--- What you are asked to do ---
Skip pictures in the listing below; copy exactly the lines from the one with "What Plotly code" through the one with "PW, PH = R - L, B - T", inclusive.

--- Code that draws figures ---
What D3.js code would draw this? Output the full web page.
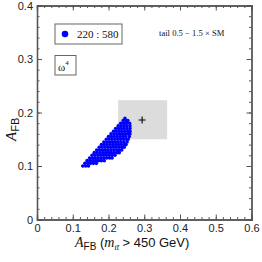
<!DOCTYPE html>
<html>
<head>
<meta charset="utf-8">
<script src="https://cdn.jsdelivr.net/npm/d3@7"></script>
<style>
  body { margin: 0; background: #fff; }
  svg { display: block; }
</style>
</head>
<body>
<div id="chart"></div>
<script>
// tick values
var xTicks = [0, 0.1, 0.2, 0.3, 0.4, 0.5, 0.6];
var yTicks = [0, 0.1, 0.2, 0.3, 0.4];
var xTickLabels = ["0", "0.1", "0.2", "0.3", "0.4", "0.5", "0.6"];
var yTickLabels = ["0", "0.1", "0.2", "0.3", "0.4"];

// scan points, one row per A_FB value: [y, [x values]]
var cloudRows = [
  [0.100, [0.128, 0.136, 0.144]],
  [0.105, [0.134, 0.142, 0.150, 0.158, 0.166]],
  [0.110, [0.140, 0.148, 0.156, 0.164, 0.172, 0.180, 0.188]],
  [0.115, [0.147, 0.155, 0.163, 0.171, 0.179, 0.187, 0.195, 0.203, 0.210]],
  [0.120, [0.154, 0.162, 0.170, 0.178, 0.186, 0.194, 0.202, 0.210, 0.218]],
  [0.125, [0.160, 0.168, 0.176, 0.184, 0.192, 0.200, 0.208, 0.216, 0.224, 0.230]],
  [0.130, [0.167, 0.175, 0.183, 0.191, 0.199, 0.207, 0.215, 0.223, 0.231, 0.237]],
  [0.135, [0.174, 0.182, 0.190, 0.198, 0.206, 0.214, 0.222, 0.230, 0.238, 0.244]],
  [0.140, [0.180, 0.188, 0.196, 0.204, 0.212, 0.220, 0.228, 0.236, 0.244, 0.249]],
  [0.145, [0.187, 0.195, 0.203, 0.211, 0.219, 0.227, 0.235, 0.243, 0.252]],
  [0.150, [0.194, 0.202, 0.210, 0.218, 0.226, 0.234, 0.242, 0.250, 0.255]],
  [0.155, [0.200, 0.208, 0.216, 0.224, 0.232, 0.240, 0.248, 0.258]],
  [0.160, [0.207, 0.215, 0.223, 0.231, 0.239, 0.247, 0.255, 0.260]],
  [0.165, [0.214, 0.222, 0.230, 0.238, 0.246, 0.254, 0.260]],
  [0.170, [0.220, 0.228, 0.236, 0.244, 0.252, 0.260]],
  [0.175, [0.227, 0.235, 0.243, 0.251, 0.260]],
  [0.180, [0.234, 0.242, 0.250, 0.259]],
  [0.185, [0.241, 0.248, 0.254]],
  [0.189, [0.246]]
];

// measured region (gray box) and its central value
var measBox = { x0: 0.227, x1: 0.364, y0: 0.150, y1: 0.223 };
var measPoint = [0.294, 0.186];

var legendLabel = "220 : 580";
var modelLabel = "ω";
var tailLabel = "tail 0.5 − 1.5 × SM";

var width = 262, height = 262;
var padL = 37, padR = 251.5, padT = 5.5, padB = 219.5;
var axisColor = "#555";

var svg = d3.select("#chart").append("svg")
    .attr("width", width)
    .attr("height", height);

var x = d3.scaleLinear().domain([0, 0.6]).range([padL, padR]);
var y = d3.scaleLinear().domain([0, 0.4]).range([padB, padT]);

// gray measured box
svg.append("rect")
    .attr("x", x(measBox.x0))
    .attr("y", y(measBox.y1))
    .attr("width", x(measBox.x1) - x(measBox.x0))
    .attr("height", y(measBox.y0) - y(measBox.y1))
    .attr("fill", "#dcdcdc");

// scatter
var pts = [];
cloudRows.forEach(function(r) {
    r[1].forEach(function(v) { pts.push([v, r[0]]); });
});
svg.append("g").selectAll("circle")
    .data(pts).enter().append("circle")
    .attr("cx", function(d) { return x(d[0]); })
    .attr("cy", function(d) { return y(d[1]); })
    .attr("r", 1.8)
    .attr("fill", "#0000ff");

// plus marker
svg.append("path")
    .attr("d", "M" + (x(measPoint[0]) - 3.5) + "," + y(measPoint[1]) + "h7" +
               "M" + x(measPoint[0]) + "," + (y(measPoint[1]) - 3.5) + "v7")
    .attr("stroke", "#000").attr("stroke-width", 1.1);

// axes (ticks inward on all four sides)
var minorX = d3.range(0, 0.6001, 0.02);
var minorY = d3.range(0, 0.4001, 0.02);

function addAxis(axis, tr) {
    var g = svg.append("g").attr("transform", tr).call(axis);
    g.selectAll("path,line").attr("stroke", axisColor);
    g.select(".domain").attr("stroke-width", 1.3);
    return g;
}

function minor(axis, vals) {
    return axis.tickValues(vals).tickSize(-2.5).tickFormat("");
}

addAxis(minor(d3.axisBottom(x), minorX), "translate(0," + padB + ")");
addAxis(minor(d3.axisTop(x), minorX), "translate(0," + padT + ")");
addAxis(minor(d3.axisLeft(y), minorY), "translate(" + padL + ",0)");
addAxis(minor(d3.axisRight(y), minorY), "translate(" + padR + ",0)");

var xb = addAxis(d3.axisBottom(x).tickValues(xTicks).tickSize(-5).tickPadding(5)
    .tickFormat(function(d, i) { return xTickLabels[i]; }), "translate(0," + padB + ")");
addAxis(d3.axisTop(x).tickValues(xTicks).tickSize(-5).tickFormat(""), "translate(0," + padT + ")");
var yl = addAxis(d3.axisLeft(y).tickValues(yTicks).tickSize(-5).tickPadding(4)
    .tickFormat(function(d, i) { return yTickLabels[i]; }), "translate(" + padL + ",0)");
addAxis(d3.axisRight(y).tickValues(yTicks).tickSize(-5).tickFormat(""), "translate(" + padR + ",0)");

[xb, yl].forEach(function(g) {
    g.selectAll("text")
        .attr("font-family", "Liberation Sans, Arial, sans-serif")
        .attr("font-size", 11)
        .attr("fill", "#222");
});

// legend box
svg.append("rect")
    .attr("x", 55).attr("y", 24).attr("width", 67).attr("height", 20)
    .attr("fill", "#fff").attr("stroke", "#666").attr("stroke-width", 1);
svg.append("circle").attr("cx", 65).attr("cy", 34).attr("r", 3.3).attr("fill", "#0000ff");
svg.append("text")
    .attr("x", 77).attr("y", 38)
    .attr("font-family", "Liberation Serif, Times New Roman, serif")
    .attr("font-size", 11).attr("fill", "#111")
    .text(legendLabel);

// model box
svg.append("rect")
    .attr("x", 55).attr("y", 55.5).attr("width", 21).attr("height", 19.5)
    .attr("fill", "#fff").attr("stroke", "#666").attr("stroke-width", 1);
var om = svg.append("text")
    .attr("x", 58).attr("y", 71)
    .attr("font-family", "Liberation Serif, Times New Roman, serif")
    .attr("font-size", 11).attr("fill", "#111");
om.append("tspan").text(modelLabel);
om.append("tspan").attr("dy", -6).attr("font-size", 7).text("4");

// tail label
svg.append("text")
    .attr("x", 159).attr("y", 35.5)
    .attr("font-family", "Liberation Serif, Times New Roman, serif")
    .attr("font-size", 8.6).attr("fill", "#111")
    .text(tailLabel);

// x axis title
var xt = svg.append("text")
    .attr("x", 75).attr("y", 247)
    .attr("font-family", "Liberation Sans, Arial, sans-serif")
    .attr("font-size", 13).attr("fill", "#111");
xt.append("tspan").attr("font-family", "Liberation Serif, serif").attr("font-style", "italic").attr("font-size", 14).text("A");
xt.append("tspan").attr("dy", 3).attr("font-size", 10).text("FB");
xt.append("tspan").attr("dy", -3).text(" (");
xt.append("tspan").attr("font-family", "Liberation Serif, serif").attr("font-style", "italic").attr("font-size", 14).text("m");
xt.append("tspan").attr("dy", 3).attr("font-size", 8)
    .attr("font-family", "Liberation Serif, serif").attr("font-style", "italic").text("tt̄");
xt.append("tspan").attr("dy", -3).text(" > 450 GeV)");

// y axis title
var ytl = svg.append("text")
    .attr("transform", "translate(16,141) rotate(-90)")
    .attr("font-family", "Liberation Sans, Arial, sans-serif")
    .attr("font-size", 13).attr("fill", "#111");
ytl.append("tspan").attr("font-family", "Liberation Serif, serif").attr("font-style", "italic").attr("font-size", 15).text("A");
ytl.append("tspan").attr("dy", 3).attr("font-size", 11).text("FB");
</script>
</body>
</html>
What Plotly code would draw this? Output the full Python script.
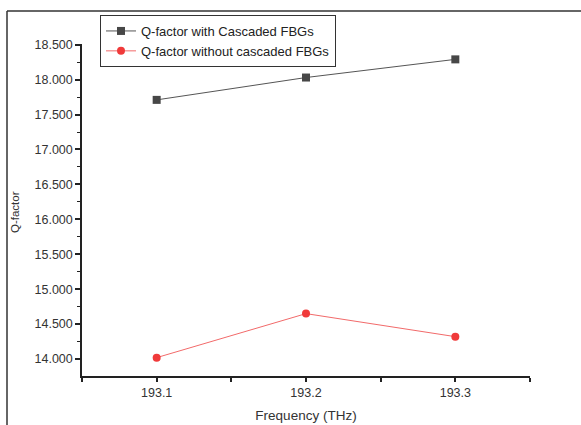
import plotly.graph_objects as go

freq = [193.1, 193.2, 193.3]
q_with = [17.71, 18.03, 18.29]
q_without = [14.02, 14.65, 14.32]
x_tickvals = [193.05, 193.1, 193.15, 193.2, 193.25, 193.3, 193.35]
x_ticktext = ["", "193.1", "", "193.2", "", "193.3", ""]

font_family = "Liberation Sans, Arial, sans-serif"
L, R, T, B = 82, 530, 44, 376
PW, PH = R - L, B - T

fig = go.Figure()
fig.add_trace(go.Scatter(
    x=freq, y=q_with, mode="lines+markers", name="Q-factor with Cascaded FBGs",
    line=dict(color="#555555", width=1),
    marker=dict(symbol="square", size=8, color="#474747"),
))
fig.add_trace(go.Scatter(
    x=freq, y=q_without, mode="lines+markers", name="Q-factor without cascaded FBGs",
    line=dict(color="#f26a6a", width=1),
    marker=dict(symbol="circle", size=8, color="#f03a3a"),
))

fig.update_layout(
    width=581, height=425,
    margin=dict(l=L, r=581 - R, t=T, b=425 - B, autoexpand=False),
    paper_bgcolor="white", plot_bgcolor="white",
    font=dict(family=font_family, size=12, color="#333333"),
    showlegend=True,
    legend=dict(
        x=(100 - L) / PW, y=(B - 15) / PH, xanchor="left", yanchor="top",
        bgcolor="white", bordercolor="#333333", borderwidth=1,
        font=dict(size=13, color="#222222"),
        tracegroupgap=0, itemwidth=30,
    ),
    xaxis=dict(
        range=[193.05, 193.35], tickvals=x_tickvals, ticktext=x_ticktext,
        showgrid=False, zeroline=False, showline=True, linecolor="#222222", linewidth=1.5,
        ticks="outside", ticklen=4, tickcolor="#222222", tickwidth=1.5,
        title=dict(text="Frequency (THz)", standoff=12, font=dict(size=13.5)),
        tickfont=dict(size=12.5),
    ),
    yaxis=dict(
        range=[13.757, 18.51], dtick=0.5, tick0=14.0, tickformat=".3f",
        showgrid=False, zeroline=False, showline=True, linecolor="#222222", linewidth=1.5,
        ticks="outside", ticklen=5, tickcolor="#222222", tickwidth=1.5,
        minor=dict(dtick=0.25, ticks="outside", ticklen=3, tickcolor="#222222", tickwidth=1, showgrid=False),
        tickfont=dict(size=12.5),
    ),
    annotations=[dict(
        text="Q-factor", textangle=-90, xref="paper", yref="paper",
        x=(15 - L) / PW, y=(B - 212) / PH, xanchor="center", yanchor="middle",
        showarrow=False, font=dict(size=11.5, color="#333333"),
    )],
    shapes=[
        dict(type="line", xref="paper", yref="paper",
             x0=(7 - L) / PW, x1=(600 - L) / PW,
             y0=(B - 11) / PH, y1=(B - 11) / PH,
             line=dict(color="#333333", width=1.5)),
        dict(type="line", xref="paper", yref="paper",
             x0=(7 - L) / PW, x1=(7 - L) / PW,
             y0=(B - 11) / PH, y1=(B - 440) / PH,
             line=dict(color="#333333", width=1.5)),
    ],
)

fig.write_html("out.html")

--- Worked answer ---
What Plotly code would draw this? Output the full Python script.
import plotly.graph_objects as go

freq = [193.1, 193.2, 193.3]
q_with = [17.71, 18.03, 18.29]
q_without = [14.02, 14.65, 14.32]
x_tickvals = [193.05, 193.1, 193.15, 193.2, 193.25, 193.3, 193.35]
x_ticktext = ["", "193.1", "", "193.2", "", "193.3", ""]

font_family = "Liberation Sans, Arial, sans-serif"
L, R, T, B = 82, 530, 44, 376
PW, PH = R - L, B - T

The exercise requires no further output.